A well known shooter here in the UK when asked the same question, said that he had a word with a well known brass manufacturer who said it makes no difference if you sort them or not. So as long as there are no imperfections just load and shoot them.
But I am sure that there are always other shooters viewpoint, so if you think it will do some good, then do it.
 
Surprised no one mentioned weighing by case capacity/volume. There is enough weight variance in case heads to skew the results of the case weight technique, especially across different lot numbers.

I know the water or alcohol (preferred) weighing method is messy, but it will give accurate results.

Once sound reloading techniques are applied, getting the bullet to the target becomes a 'head' game. If case weighing makes you feel better about your ammo, you will do better with it. I've given up on weighing. I just haven't seen enough (or any) benefit shooting my .308 in F T/R to justify the extra work. I do however, have my brass (Lapua) sorted by lot number and that's good enough for me.
 
jo191145 said:
I once weight sorted 400pcs of 204R brass in .04 increments for an accurate rifle.
Loaded its favorite load in the lightest and heaviest batch and tested. Both seemed just as good on paper.
Decided to load 10 of the culls that were either too light or too heavy for any group and headed for the scrap bin.
That ten shot group was tighter than either previous five shot group.

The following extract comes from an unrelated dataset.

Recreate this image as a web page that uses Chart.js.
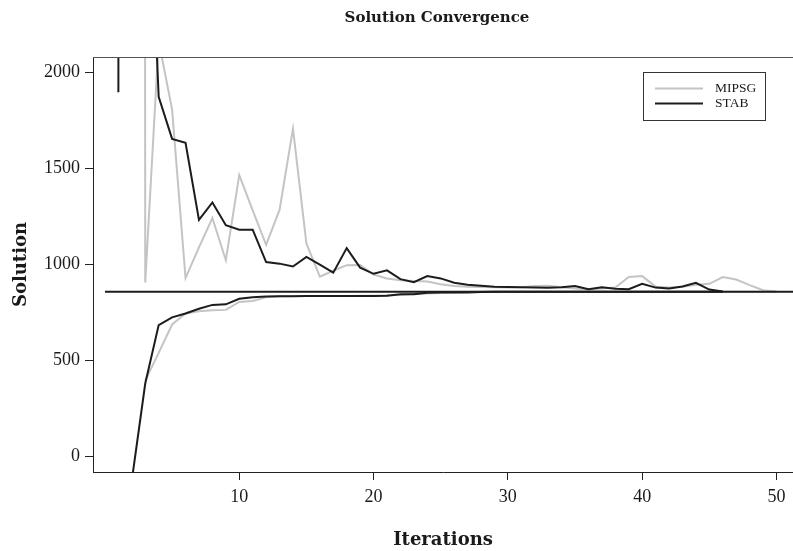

Put all 400pcs in a carboard box and shook em up good. One less thing to worry about. YMMV.

I'm also on the same path. I'm now concentrating more on my own shooting skills, rather than blaming every error on either the rifle or ammo. Since I started that approach, it's amazing how much better the same rifle and ammo started shooting 8)
 
I don't worry about weighing them either. In club matches - if a round drops out or goes high I put it aside (F-class for score). For regional matches I take the cases that have held elevation in club events and shoot them.

I appreciate if you are shooting for group the above may not work for you.